A latent primitive you can't yet call. Lyre's substrate has park/resume (a task can go dormant in needs_input and be revived later) — but there is no agent tool for it, and parking makes the agent deaf to mail (it drops out of Phase 0 auto-wake), so it would only be safe with a guaranteed scheduler-driven resume like a deadline — never a wait-for-mail or wait-for-approval. If a shape genuinely needs to keep a task alive but paused, that's a gap to escalate, not a tool to reach for. Seeing latent substrate capability — and naming the gap honestly — is itself the imagination move.

STEP 3 — goal → roles

Turn the shape into concrete agents. Who argues which side? Who is read-only (analyst) vs runs code (worker)? Who judges? Independence is a feature: a fresh create_agent per leg buys real disagreement; reusing one agent buys continuity. Choose on purpose.
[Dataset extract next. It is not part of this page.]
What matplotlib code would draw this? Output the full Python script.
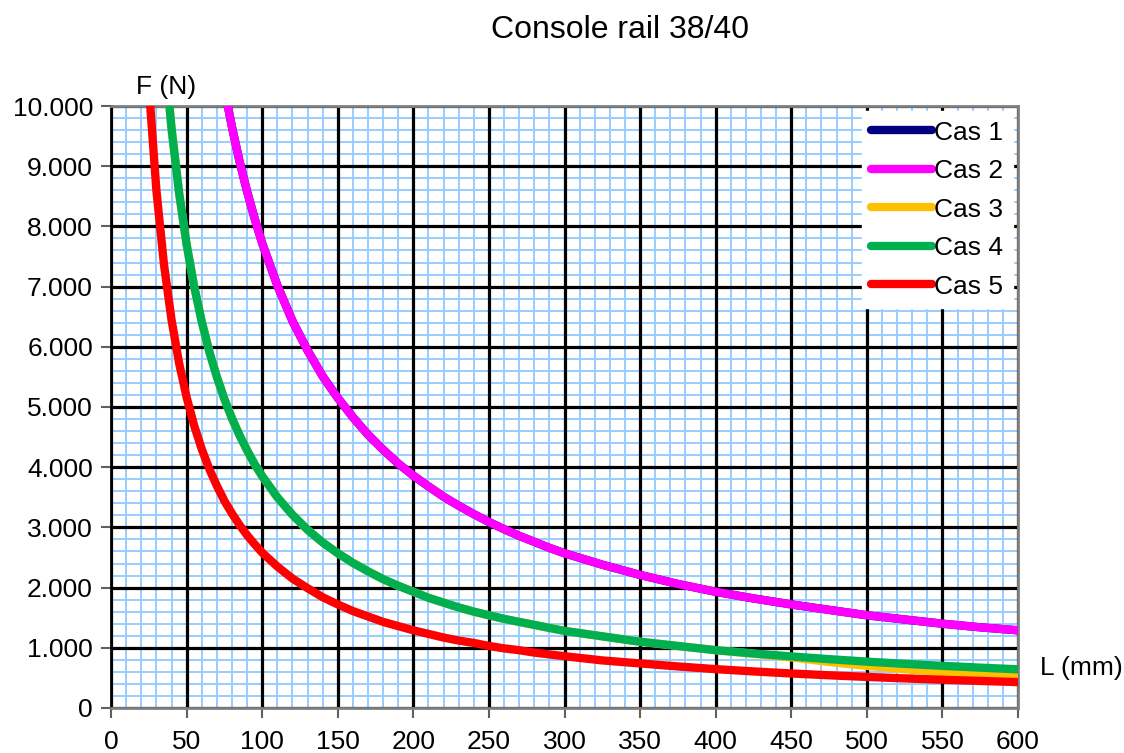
import matplotlib
matplotlib.use("Agg")
import matplotlib.pyplot as plt
from matplotlib.ticker import MultipleLocator, FuncFormatter

plt.rcParams["font.family"] = ["Liberation Sans", "DejaVu Sans"]

# longueur (mm)
L = [20, 25, 30, 35, 40, 45, 50, 55, 60, 65, 70, 75, 80, 85, 90, 95,
     100, 110, 120, 130, 140, 150, 160, 170, 180, 190,
     200, 210, 220, 230, 240, 250, 260, 270, 280, 290,
     300, 325, 350, 375, 400, 425, 450, 475, 500, 525, 550, 575, 600]

# force admissible (N)
cas2 = [38600, 30880, 25730, 22060, 19300, 17160, 15440, 14040, 12870, 11880, 11030, 10290,
        9650, 9080, 8580, 8130,
        7720, 7020, 6430, 5940, 5510, 5150, 4830, 4540, 4290, 4060,
        3860, 3680, 3510, 3360, 3220, 3090, 2970, 2860, 2760, 2660,
        2570, 2380, 2210, 2060, 1930, 1820, 1720, 1630, 1540, 1470, 1400, 1340, 1290]
cas1 = list(cas2)  # confondu avec Cas 2
cas4 = [19250, 15400, 12830, 11000, 9630, 8560, 7700, 7000, 6420, 5920, 5500, 5130,
        4810, 4530, 4280, 4050,
        3850, 3500, 3210, 2960, 2750, 2570, 2410, 2270, 2140, 2030,
        1930, 1830, 1750, 1670, 1600, 1540, 1480, 1430, 1380, 1330,
        1280, 1190, 1100, 1030, 960, 906, 856, 811, 770, 733, 700, 670, 642]
cas3 = [19250, 15400, 12830, 11000, 9630, 8560, 7700, 7000, 6420, 5920, 5500, 5130,
        4810, 4530, 4280, 4050,
        3850, 3500, 3210, 2960, 2750, 2570, 2410, 2270, 2140, 2030,
        1930, 1830, 1750, 1670, 1600, 1540, 1480, 1430, 1380, 1330,
        1280, 1190, 1100, 1030, 960, 900, 840, 765, 700, 645, 600, 555, 515]
cas5 = [12900, 10320, 8600, 7370, 6450, 5730, 5160, 4690, 4300, 3970, 3690, 3440,
        3230, 3040, 2870, 2720,
        2580, 2350, 2150, 1990, 1840, 1720, 1610, 1520, 1430, 1360,
        1290, 1230, 1170, 1120, 1080, 1030, 990, 960, 920, 890,
        860, 790, 740, 690, 645, 607, 573, 543, 516, 491, 469, 449, 430]

series = [("Cas 1", cas1, "#000080"),
          ("Cas 2", cas2, "#FF00FF"),
          ("Cas 3", cas3, "#FFC000"),
          ("Cas 4", cas4, "#00B050"),
          ("Cas 5", cas5, "#FF0000")]

fig = plt.figure(figsize=(11.24, 7.53), dpi=100)
ax = fig.add_axes([0.0988, 0.0598, 0.8069, 0.7994])

for name, vals, col in series:
    ax.plot(L, vals, color=col, lw=6, label=name, solid_capstyle="round",
            solid_joinstyle="round", zorder=3)

ax.set_xlim(0, 600)
ax.set_ylim(0, 10000)

ax.xaxis.set_major_locator(MultipleLocator(50))
ax.xaxis.set_minor_locator(MultipleLocator(10))
ax.yaxis.set_major_locator(MultipleLocator(1000))
ax.yaxis.set_minor_locator(MultipleLocator(200))
ax.yaxis.set_major_formatter(FuncFormatter(lambda v, p: f"{int(v):,}".replace(",", ".")))

# quadrillage : fin en bleu, principal en noir par-dessus
ax.grid(which="minor", color="#99CCFF", lw=1.4)
ax.set_axisbelow(True)
for xv in ax.get_xticks()[1:-1]:
    ax.axvline(xv, color="black", lw=2.3, zorder=1)
for yv in ax.get_yticks()[1:-1]:
    ax.axhline(yv, color="black", lw=2.3, zorder=1)

for s in ax.spines.values():
    s.set_color("#808080")
    s.set_linewidth(2)
ax.spines["left"].set_color("black")

ax.tick_params(which="major", direction="out", length=7, width=1.5, color="#606060",
               labelsize=19)
ax.tick_params(axis="x", pad=9)
ax.tick_params(axis="y", pad=6)
ax.tick_params(which="minor", length=0)

leg = ax.legend(loc="upper right", fontsize=19, frameon=True, fancybox=False,
                borderaxespad=0.2, handlelength=2.3, handletextpad=0.1,
                labelspacing=0.55, borderpad=0.35)
leg.get_frame().set_edgecolor("white")
leg.get_frame().set_facecolor("white")
leg.get_frame().set_alpha(1)
leg.set_zorder(5)
for h in leg.get_lines():
    h.set_linewidth(6)
    h.set_solid_capstyle("round")

fig.text(0.552, 0.96, "Console rail 38/40", fontsize=23, ha="center", va="center")
fig.text(0.148, 0.884, "F (N)", fontsize=19, ha="center", va="center")
fig.text(0.962, 0.113, "L (mm)", fontsize=19, ha="center", va="center")

fig.savefig("out.png", dpi=100)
STEP 4 — mailbox is the only bus

Every coordination edge you drew collapses to a mailbox primitive: dispatch = task-mail, wait = barrier/park + a named wake-event, signal = react, announce = broadcast, converse = thread. If you imagined an edge that ISN'T a mailbox primitive, it's a sidechannel — redesign it (law 5).

STEP 5 — kill-test audit (not done until it passes)

Walk the design; at every "wait" ask: if SIGKILL hits right now, does the system recover? The durable row from invariant 1 is what makes the answer yes. If killing mid-wait loses work or hangs forever, an in-memory wait is hiding somewhere — return to invariant 1 and make it a row + a named wake-event.

The four trigger-questions (ask before you reach for a tool)

  1. Am I about to wait in-memory for something? → make it a durable row + a named wake-event.
  2. This loop — who counts it down, and what stops it? → name the harness-enforced bound.
  3. Does this decision deserve an independent adversary before I commit? → panel / adversarial-review.
  4. Can "wait for an external thing" become a row + a wake-event instead of a poll? → future-mail (complete + self-mail). (Keeping the SAME task alive across the wait would need park — which has no agent tool yet; escalate it.)

Worked examples (calibrate, don't copy)

This skill ships a companion seeds.md in the same directory as this file (same path, filename swapped). It holds ~20 grounded patterns — watchdog dead-man's switch, hedged race, escalation ratchet, recursive divide-and-conquer, self-healing map-reduce, silent consensus, saga pipeline, sealed-bid auction, Delphi, blameless postmortem, memory-consolidation sleep cycle, … — each mapped to the primitives above. They are examples of what this procedure generates, not a menu to pick from. Read a few to calibrate, then derive your own shape with STEP 1–5. Load it with read_memory("<this skill dir>/seeds.md") — the absolute path is this file's location with SKILL.md replaced by seeds.md.